Toyota’s New bZ: Less Spreadsheet, More Soul?
In a move that suggests someone in Toyota's boardroom finally got bored of data tables, the bZ4X—previously named like a Wi-Fi password—has shed some characters and is now simply called bZ. Just two letters. A minimalist badge for a car that desperately needed a personality injection.
Set to debut in 2026, the facelifted bZ doesn’t just come with a shorter name, but a longer list of reasons to care. The once slab-sided crossover now promises to be less Excel chart, more actual car. A 14-inch touchscreen headlines the new interior, backed by mood lighting with an absurd 64-color palette—because apparently, it takes that many shades to make blue feel more... blue.

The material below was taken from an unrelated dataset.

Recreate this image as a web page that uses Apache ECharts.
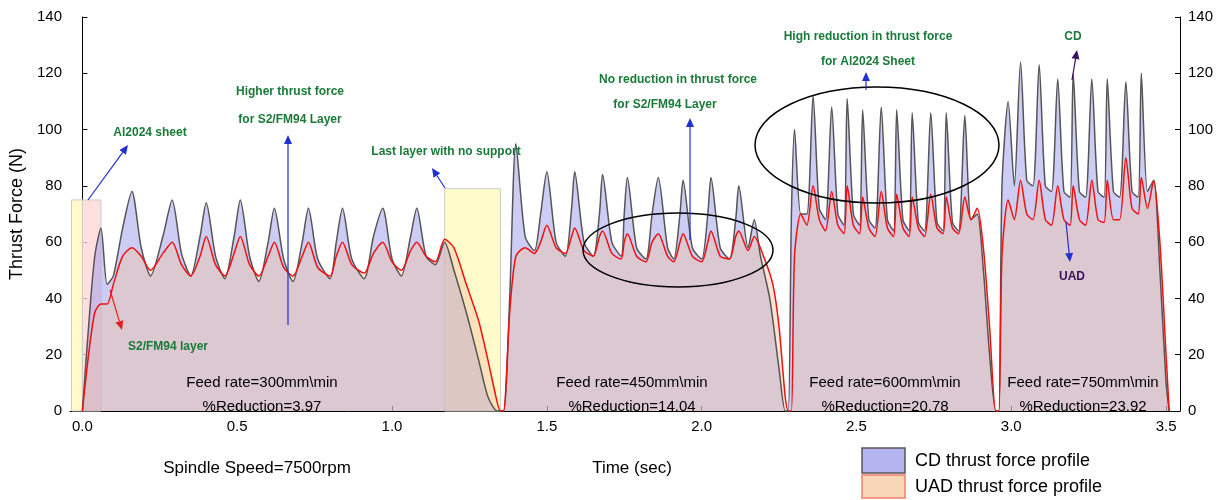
<!DOCTYPE html>
<html><head><meta charset="utf-8">
<script src="https://cdn.jsdelivr.net/npm/echarts@6/dist/echarts.min.js"></script>
<style>body{margin:0}#main{width:1231px;height:500px}</style>
</head><body><div id="main"></div>
<script>
var xTicks = [0, 0.5, 1, 1.5, 2, 2.5, 3, 3.5];
var cdData = [
 [0,0],[0.02,30],[0.04,55],[0.06,65],[0.08,45],[0.1,48],[0.13,65],[0.16,78],[0.19,58],[0.22,48],[0.26,62],[0.29,75],[0.32,56],[0.35,48],[0.38,62],[0.40,74],[0.43,55],[0.46,47],[0.49,62],[0.51,75],[0.54,55],[0.57,46],[0.60,60],[0.62,72],[0.65,54],[0.68,46],[0.71,60],[0.73,72],[0.76,54],[0.80,47],[0.82,60],[0.84,72],[0.87,54],[0.91,47],[0.94,62],[0.97,72],[1.00,54],[1.03,48],[1.06,62],[1.08,72],[1.11,55],[1.14,52],[1.17,60],[1.20,50],[1.24,35],[1.28,18],[1.31,5],[1.34,0],
 [1.36,0],[1.38,40],[1.40,95],[1.43,62],[1.46,57],[1.48,70],[1.50,85],[1.53,60],[1.56,55],[1.58,72],[1.59,85],[1.62,60],[1.65,55],[1.67,70],[1.68,84],[1.71,60],[1.74,55],[1.75,70],[1.76,83],[1.79,58],[1.82,54],[1.84,70],[1.86,83],[1.89,58],[1.91,54],[1.93,70],[1.94,82],[1.97,58],[2.00,54],[2.02,70],[2.03,83],[2.06,58],[2.09,54],[2.11,68],[2.12,80],[2.15,58],[2.17,68],[2.19,55],[2.22,40],[2.25,15],[2.27,0],
 [2.28,0],[2.29,70],[2.30,100],[2.32,70],[2.34,70],[2.36,112],[2.38,72],[2.40,68],[2.42,108],[2.44,70],[2.46,66],[2.47,111],[2.49,70],[2.51,66],[2.52,107],[2.54,68],[2.56,65],[2.58,108],[2.60,68],[2.62,64],[2.63,107],[2.65,68],[2.67,64],[2.68,106],[2.70,67],[2.72,64],[2.74,106],[2.76,67],[2.78,64],[2.79,106],[2.81,67],[2.83,64],[2.85,105],[2.87,68],[2.89,70],[2.91,50],[2.93,20],[2.95,0],
 [2.96,0],[2.97,80],[2.99,110],[3.01,80],[3.03,124],[3.05,82],[3.07,80],[3.09,123],[3.11,80],[3.13,78],[3.15,118],[3.17,78],[3.19,76],[3.20,120],[3.22,78],[3.24,76],[3.26,118],[3.28,78],[3.30,76],[3.31,118],[3.33,78],[3.35,76],[3.37,117],[3.39,78],[3.41,76],[3.42,120],[3.44,78],[3.46,82],[3.48,50],[3.50,10],[3.51,0]
];
var uadData = [
 [0,0],[0.02,20],[0.04,35],[0.06,38],[0.08,38],[0.10,45],[0.13,55],[0.16,58],[0.19,55],[0.22,50],[0.26,56],[0.29,60],[0.32,52],[0.35,48],[0.38,55],[0.40,62],[0.43,52],[0.46,48],[0.49,56],[0.51,62],[0.54,52],[0.57,48],[0.60,55],[0.62,60],[0.65,51],[0.68,48],[0.71,55],[0.73,60],[0.76,51],[0.80,48],[0.82,55],[0.84,60],[0.87,52],[0.91,49],[0.94,56],[0.97,60],[1.00,53],[1.03,50],[1.06,57],[1.08,60],[1.11,55],[1.14,53],[1.17,61],[1.20,58],[1.24,45],[1.28,32],[1.31,18],[1.34,3],[1.35,0],
 [1.36,0],[1.38,35],[1.40,55],[1.43,58],[1.46,56],[1.48,60],[1.50,66],[1.53,58],[1.56,56],[1.58,62],[1.59,65],[1.62,57],[1.65,55],[1.67,62],[1.68,64],[1.71,56],[1.74,54],[1.75,60],[1.76,63],[1.79,55],[1.82,53],[1.84,60],[1.86,63],[1.89,55],[1.91,53],[1.93,60],[1.94,63],[1.97,55],[2.00,53],[2.02,60],[2.03,64],[2.06,55],[2.09,54],[2.11,62],[2.12,64],[2.15,57],[2.17,62],[2.20,55],[2.23,45],[2.25,30],[2.27,5],[2.28,0],
 [2.29,0],[2.30,55],[2.32,70],[2.34,66],[2.36,80],[2.38,68],[2.40,64],[2.42,78],[2.44,66],[2.46,63],[2.47,80],[2.49,66],[2.51,63],[2.52,76],[2.54,65],[2.56,62],[2.58,78],[2.60,65],[2.62,62],[2.63,77],[2.65,65],[2.67,62],[2.68,76],[2.70,65],[2.72,62],[2.74,77],[2.76,65],[2.78,63],[2.79,76],[2.81,65],[2.83,63],[2.85,76],[2.87,68],[2.89,72],[2.91,58],[2.93,30],[2.95,0],
 [2.96,0],[2.97,55],[2.99,75],[3.01,68],[3.03,82],[3.05,70],[3.07,68],[3.09,82],[3.11,68],[3.13,66],[3.15,80],[3.17,68],[3.19,66],[3.20,80],[3.22,68],[3.24,66],[3.26,82],[3.28,68],[3.30,67],[3.31,82],[3.33,68],[3.35,68],[3.37,90],[3.39,72],[3.41,70],[3.42,83],[3.44,72],[3.46,82],[3.48,60],[3.50,20],[3.51,0]
];
var feedLabels = ['Feed rate=300mm\\min','Feed rate=450mm\\min','Feed rate=600mm\\min','Feed rate=750mm\\min'];
var reductions = ['%Reduction=3.97','%Reduction=14.04','%Reduction=20.78','%Reduction=23.92'];

var myChart = echarts.init(document.getElementById('main'));
var G = '#1a7a3a', B = '#1f2fd0', P = '#3a1060';
function txt(x, y, s, c, size, bold) {
  return {type:'text', x:x, y:y, z:100, style:{text:s, fill:c, font:(bold?'bold ':'')+size+'px Arial', align:'center', verticalAlign:'middle'}};
}
function arrow(x1, y1, x2, y2, c) {
  var a = Math.atan2(y2-y1, x2-x1), L = 9, w = 4;
  var bx = x2 - L*Math.cos(a), by = y2 - L*Math.sin(a);
  return [
    {type:'line', z:100, shape:{x1:x1,y1:y1,x2:bx,y2:by}, style:{stroke:c, lineWidth:1.2}},
    {type:'polygon', z:100, shape:{points:[[x2,y2],[bx - w*Math.sin(a), by + w*Math.cos(a)],[bx + w*Math.sin(a), by - w*Math.cos(a)]]}, style:{fill:c}}
  ];
}
var g = [
  {type:'ellipse', z:100, shape:{cx:678,cy:250,rx:95,ry:37}, style:{fill:'none',stroke:'#000',lineWidth:1.5}},
  {type:'ellipse', z:100, shape:{cx:877,cy:145,rx:122,ry:58}, style:{fill:'none',stroke:'#000',lineWidth:1.5}},
  txt(150,133,'Al2024 sheet',G,12,true),
  txt(290,92,'Higher thrust force',G,12,true), txt(290,120,'for S2/FM94 Layer',G,12,true),
  txt(446,152,'Last layer with no support',G,12,true),
  txt(678,80,'No reduction in thrust force',G,12,true), txt(665,105,'for S2/FM94 Layer',G,12,true),
  txt(868,37,'High reduction in thrust force',G,12,true), txt(868,62,'for Al2024 Sheet',G,12,true),
  txt(1073,37,'CD',G,12,true), txt(1072,277,'UAD',P,12,true),
  txt(168,347,'S2/FM94 layer',G,12,true),
  txt(257,468,'Spindle Speed=7500rpm','#000',17,false),
  txt(632,468,'Time (sec)','#000',17,false),
  {type:'rect', shape:{x:862,y:448,width:43,height:25}, style:{fill:'#b4b4f0',stroke:'#555',lineWidth:1.5}},
  {type:'rect', shape:{x:862,y:475,width:43,height:23}, style:{fill:'#f7d7b8',stroke:'#f08070',lineWidth:1.5}},
  {type:'text', x:915, y:461, style:{text:'CD thrust force profile', fill:'#000', font:'18px Arial', verticalAlign:'middle'}},
  {type:'text', x:915, y:487, style:{text:'UAD thrust force profile', fill:'#000', font:'18px Arial', verticalAlign:'middle'}}
];
var fx = [262, 632, 885, 1083];
fx.forEach(function(x, i){ g.push(txt(x,383,feedLabels[i],'#000',15,false)); g.push(txt(x,407,reductions[i],'#000',15,false)); });
g = g.concat(arrow(88,200,128,145,B), arrow(288,325,288,135,B), arrow(445,188,432,168,B),
  arrow(690,240,690,118,B), arrow(866,90,866,72,B), arrow(1072,80,1077,50,P), arrow(1066,222,1070,262,B), arrow(110,290,122,330,'#e02020'));

var yAx = {type:'value', min:0, max:140, interval:20, splitLine:{show:false},
  axisLine:{show:true,lineStyle:{color:'#000'}}, axisTick:{show:true,inside:true,length:5},
  axisLabel:{color:'#000',fontSize:15}};
var option = {
  animation:false,
  grid:{left:70, right:51, top:17, bottom:89},
  xAxis:{type:'value', min:-0.04, max:3.545, splitLine:{show:false},
    axisLine:{onZero:false,lineStyle:{color:'#000'}},
    axisTick:{inside:true,length:5,customValues:xTicks},
    axisLabel:{color:'#000',fontSize:15,customValues:xTicks,formatter:function(v){return v.toFixed(1);}}},
  yAxis:[Object.assign({name:'Thrust Force (N)', nameLocation:'middle', nameGap:40, nameTextStyle:{fontSize:18,color:'#000'}}, yAx),
         Object.assign({position:'right'}, yAx)],
  series:[
    {type:'line', name:'CD', data:cdData, showSymbol:false, smooth:0.25,
      lineStyle:{color:'#555',width:1.5}, areaStyle:{color:'rgba(150,150,235,0.7)'},
      markArea:{silent:true, data:[
        [{coord:[-0.035,0],itemStyle:{color:'rgba(255,250,190,0.8)'}},{coord:[0.0,75]}],
        [{coord:[0.0,0],itemStyle:{color:'rgba(255,215,215,0.8)'}},{coord:[0.06,75]}],
        [{coord:[1.17,0],itemStyle:{color:'rgba(255,250,190,0.8)'}},{coord:[1.35,79]}]
      ], itemStyle:{borderColor:'#ccc',borderWidth:1}}},
    {type:'line', name:'UAD', data:uadData, showSymbol:false, smooth:0.25,
      lineStyle:{color:'#f01010',width:1.5}, areaStyle:{color:'rgba(240,195,165,0.65)'}}
  ],
  graphic:g
};
myChart.setOption(option);
</script></body></html>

Underneath the glow-up, Toyota has added some muscle. The base single-motor version now delivers 224 horsepower (up from 204), enough to make it feel less like a rolling apology. But it’s the dual-motor variant that brings the thunder—343 horses worth. Finally, a bZ that won’t automatically yield to every Tesla at a stoplight.
Design tweaks include sharper headlights and tasteful splashes of color, hinting that someone in Toyota’s design studio might’ve accidentally consumed caffeine. More importantly, a larger 74.7 kWh battery boosts range to 505 km, while base models stick with 57.7 kWh and a 380 km range.
And the price? Still under wraps. The outgoing version started at $37,000 in the U.S., but with all the LEDs and mood-happy trim, expect a bump. Because nothing says progress like paying extra to make your electric SUV feel less like office software.